ROME—The Vatican says internal migrants should have the same legal protections as refugees and says their children should have the right to birth certificates, education, and to be reunited with their parents if separated.

The Vatican on May 5 published a booklet of pastoral guidelines to care for internally displaced people — migrants who are forced to flee their homes because of conflict, natural disasters, or persecution but don’t cross international borders to seek asylum elsewhere.

More than 40 million people are believed to be displaced within their own countries.

Pope Francis has made the plight of refugees a hallmark of his papacy, calling for countries to welcome, protect, promote, and integrate anyone who is forced to leave their homes. The new guidelines apply that appeal to internal migrants and lay out ways the Catholic Church can help through advocacy, education, aid, and spiritual assistance.
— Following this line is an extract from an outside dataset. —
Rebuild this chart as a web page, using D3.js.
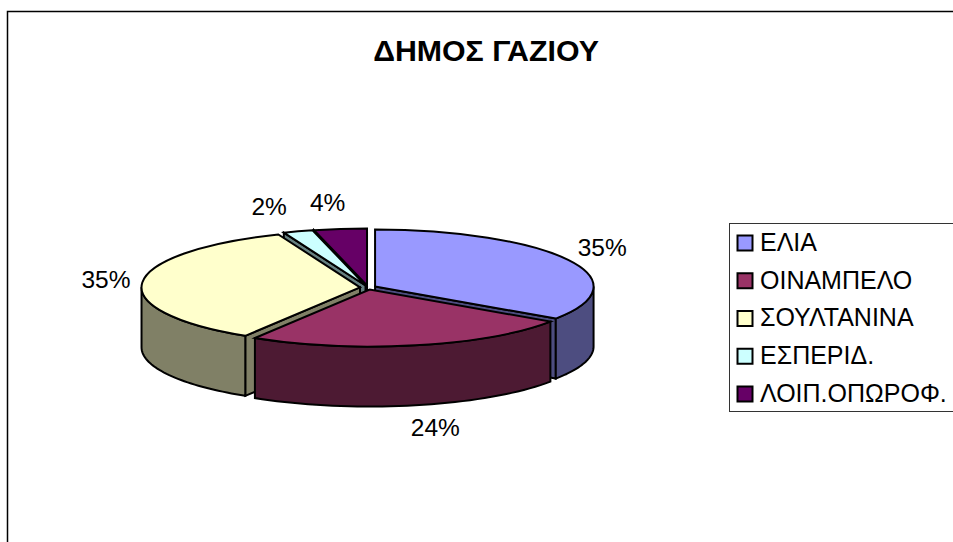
<!DOCTYPE html>
<html>
<head>
<meta charset="utf-8">
<script src="https://cdn.jsdelivr.net/npm/d3@7"></script>
<style>
  html, body { margin: 0; padding: 0; background: #fff; overflow: hidden; }
  text { font-family: "Liberation Sans", Arial, sans-serif; fill: #000; }
</style>
</head>
<body>
<svg id="chart" width="953" height="542"></svg>
<script>
const title = 'ΔΗΜΟΣ ΓΑΖΙΟΥ';
const categories = ['ΕΛΙΑ', 'ΟΙΝΑΜΠΕΛΟ', 'ΣΟΥΛΤΑΝΙΝΑ', 'ΕΣΠΕΡΙΔ.', 'ΛΟΙΠ.ΟΠΩΡΟΦ.'];
const values = [34.5, 24.3, 35.1, 2.2, 3.9];
const labels = ['35%', '24%', '35%', '2%', '4%'];
const colors = ['#9999ff', '#993366', '#ffffcc', '#ccffff', '#660066'];

const WIDTH = 953,
      HEIGHT = 542,
      CX = 368,
      CY = 287.5,
      RX = 218.5,
      RY = 57,
      DEPTH = 60,
      EXPLODE = 8,
      LABEL_RX = 265,
      LABEL_RY = 84;

// hand nudges for the labels, excel places them its own way
const labelNudge = [0, 12, 2, -17, -8];

const svg = d3.select('#chart');

// frame, only top and left fall inside the picture
svg.append('path')
   .attr('d', 'M7.5,' + HEIGHT + 'V11.5H' + WIDTH)
   .attr('fill', 'none')
   .attr('stroke', '#000')
   .attr('stroke-width', 1.5);

svg.append('text')
   .attr('x', 486)
   .attr('y', 61)
   .attr('text-anchor', 'middle')
   .attr('font-size', 30.3)
   .attr('font-weight', 'bold')
   .text(title);

const pie = d3.pie().sort(null).value(d => d.value);
const slices = pie(values.map((v, i) => ({value: v, i: i})));

const arc = d3.arc().innerRadius(0).outerRadius(RX);
const ratio = RY / RX;

// unit circle angle -> flat ellipse, relative to the slice apex
const px = (a, r) => Math.sin(a) * r;
const py = (a, r) => -Math.cos(a) * r * ratio;

const rimLine = d3.line().x(d => px(d, RX)).y(d => py(d, RX));

const wallPath = (a0, a1) => {
   const angles = d3.range(0, 41).map(i => a0 + (a1 - a0) * i / 40);
   const top = rimLine(angles);
   const bottom = d3.line().x(d => px(d, RX)).y(d => py(d, RX) + DEPTH)(angles.slice().reverse());
   return top + 'L' + bottom.slice(1) + 'Z';
};

const facePath = (a) => {
   const p = d3.path();
   p.moveTo(0, 0);
   p.lineTo(px(a, RX), py(a, RX));
   p.lineTo(px(a, RX), py(a, RX) + DEPTH);
   p.lineTo(0, DEPTH);
   p.closePath();
   return p.toString();
};

// back slices first, the front one goes last
const drawOrder = [4, 3, 0, 2, 1];

drawOrder.forEach(idx => {
   const s = slices[idx];
   const mid = (s.startAngle + s.endAngle) / 2;
   const x0 = CX + px(mid, EXPLODE);
   const y0 = CY + py(mid, EXPLODE);
   const side = d3.interpolateRgb(colors[idx], '#000')(0.5);

   const g = svg.append('g')
      .attr('transform', 'translate(' + x0 + ',' + y0 + ')');

   const shape = (d) => g.append('path')
      .attr('d', d)
      .attr('fill', side)
      .attr('stroke', '#000')
      .attr('stroke-width', 2)
      .attr('stroke-linejoin', 'miter');

   // cut faces that look toward the viewer
   if (Math.sin(s.startAngle) < -1e-6) shape(facePath(s.startAngle));
   if (Math.sin(s.endAngle) > 1e-6) shape(facePath(s.endAngle));

   // outer wall, only the front half of the rim shows
   const a0 = Math.max(s.startAngle, Math.PI / 2);
   const a1 = Math.min(s.endAngle, Math.PI * 1.5);
   if (a1 > a0) shape(wallPath(a0, a1));

   g.append('path')
      .attr('d', arc(s))
      .attr('transform', 'scale(1,' + ratio + ')')
      .attr('vector-effect', 'non-scaling-stroke')
      .attr('fill', colors[idx])
      .attr('stroke', '#000')
      .attr('stroke-width', 2);
});

// percent labels
slices.forEach((s, i) => {
   const mid = (s.startAngle + s.endAngle) / 2;
   const front = Math.cos(mid) < -0.5;
   svg.append('text')
      .attr('x', CX + Math.sin(mid) * LABEL_RX + labelNudge[i])
      .attr('y', CY - Math.cos(mid) * LABEL_RY + (front ? DEPTH - 1 : 0))
      .attr('dy', '0.3em')
      .attr('text-anchor', 'middle')
      .attr('font-size', 24.5)
      .text(labels[i]);
});

// legend
const legend = svg.append('g');

legend.append('rect')
   .attr('x', 729.5)
   .attr('y', 223.5)
   .attr('width', 240)
   .attr('height', 188)
   .attr('fill', '#fff')
   .attr('stroke', '#333')
   .attr('stroke-width', 1);

const rowY = d3.scalePoint().domain(categories).range([243, 394]);

categories.forEach((c, i) => {
   legend.append('rect')
      .attr('x', 737.5)
      .attr('y', rowY(c) - 7.5)
      .attr('width', 15)
      .attr('height', 15)
      .attr('fill', colors[i])
      .attr('stroke', '#000')
      .attr('stroke-width', 2);
   legend.append('text')
      .attr('x', 760)
      .attr('y', rowY(c))
      .attr('dy', '0.31em')
      .attr('font-size', 25)
      .text(c);
});
</script>
</body>
</html>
The guidelines call for internal migrants to receive the same U.N.-sanctioned humanitarian protections as refugees, noting that the same forces, dangers, and vulnerabilities are at play.

It says the church should advocate for family reunifications when children are separated from their parents. To avoid new generations of stateless children, it calls for the church to press governments to issue birth certificates for children of internal migrants, and says the church itself can step in to issue its own forms of identification via school documents or baptismal certificates for Catholics.

Cardinal Michael Czerney, Francis’s top adviser on migration, presented the new guidelines on May 5, noting they follow similar ones issued for the pastoral care of refugees and victims of human trafficking.

The key problem about internally displaced people is their “invisibility,” and that outside aid groups often have difficulty reaching them because of government restrictions on access inside their own borders, said Amaya Valcárcel, the international coordinator for the Jesuit Refugee Service.